Austin Company Uses AI to Show COVID-19’s Climate Change Impact

Hypergiant’s new AI modeling tool puts the environmental impact of widespread stay-at-home orders due to the pandemic into proper context.

Written by Nona Tepper
Published on May. 05, 2020
Austin Company Uses AI to Show COVID-19’s Climate Change Impact
Hypergiant coronavirus aces
Image: Hypergiant

As the coronavirus spreads, some news outlets have breathlessly — and disingenuously — reported the positive impact the economic shutdown has had on the environment. With most professionals working from home, individuals’ cars have remained parked in their garages. Factories’ smoke stacks have slowed their sputtering. Flights have grounded.

These actions have put the United States on track for a 7 percent decrease in annual emissions, the greatest in the country’s history, according to Hypergiant, an Austin-based AI firm. The company has crunched data from the Energy Information Administration, Environmental Protection Agency and elsewhere to project the short- and long-term impact the COVID-19 pandemic could have on our climate.

But Hypergiant CEO Ben Lamm wanted to put these reports in the correct context.

“People need to realize the impact COVID-19 has made on climate change is entirely temporary and not nearly significant enough to reverse the harm we’ve done to our Earth,” Lamm wrote in an email to Built In.

On May 1, the Austin-based AI company unveiled its “After COVID-19 Emissions Simulator,” ACES for short. The AI modeling tool allows people to experiment with and visualize the differences between sustained and temporary emissions reductions as they relate to the coronavirus and climate crisis. It also lets people see what happens if the economy immediately snaps back to pre-coronavirus operations.

“The tool was created in order to put widely circulated reports of COVID-19-related emissions reductions in the context of fundamental climate science,” Lamm wrote in an email to Built In. “[It’s] to equip people with an understanding of what does and doesn’t constitute progress in the fight to arrest the climate crisis.”

ACES uses predictive intelligence to show users how reductions in air traffic, meat in their diets, the inclusion of renewable energy in the government’s economic recovery packages and the continuation of people working from home will impact climate by 2050.

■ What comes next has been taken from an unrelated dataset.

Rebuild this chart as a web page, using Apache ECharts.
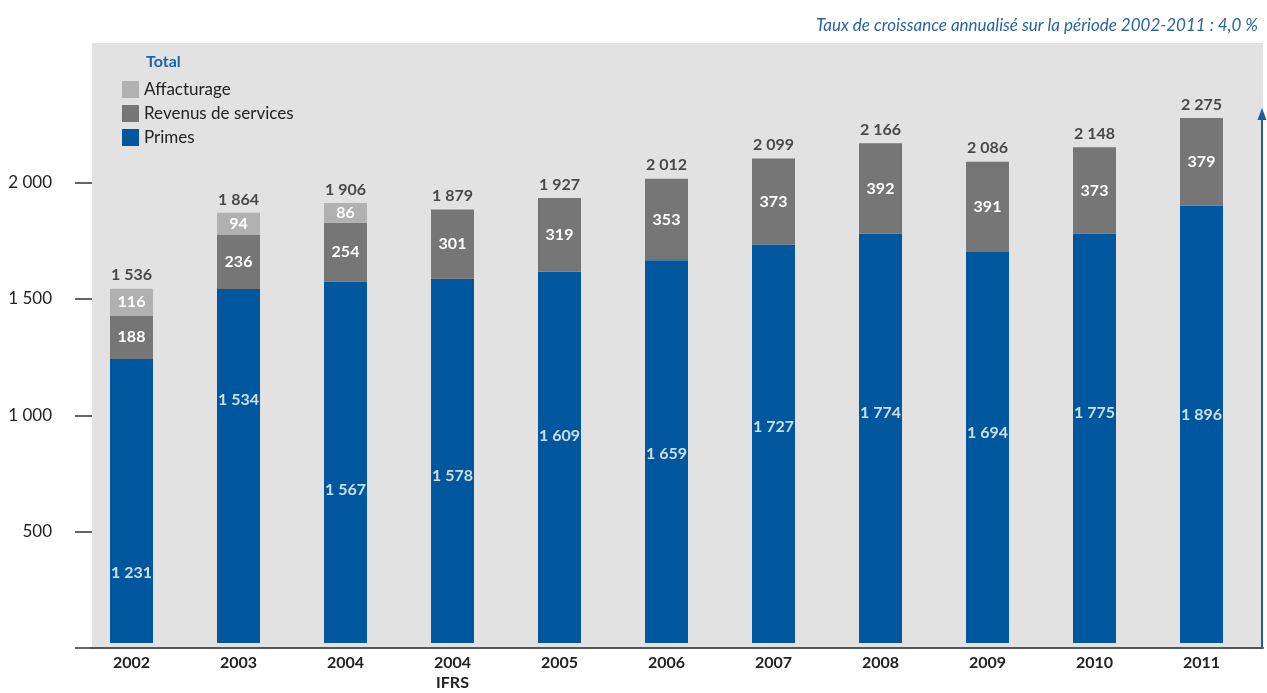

That is the year global leaders aim to reach carbon neutrality under the Paris Agreement, which the U.S. pulled out of in 2017. The agreement represents an understanding that, if countries fail to reach carbon neutrality over the next three decades, global temperatures will rise above 1.5 degrees Celsius by the end of the century, creating a social, economic and environmental crisis.

Hypergiant plans to continue updating its tool until then.

“We can’t ignore the next crisis because of the one we are currently fighting,” Lamm said. “The climate crisis is one of the most important narratives of our time and technology companies need to work to create innovations that reverse the impact made on our environment through years of overuse and waste.”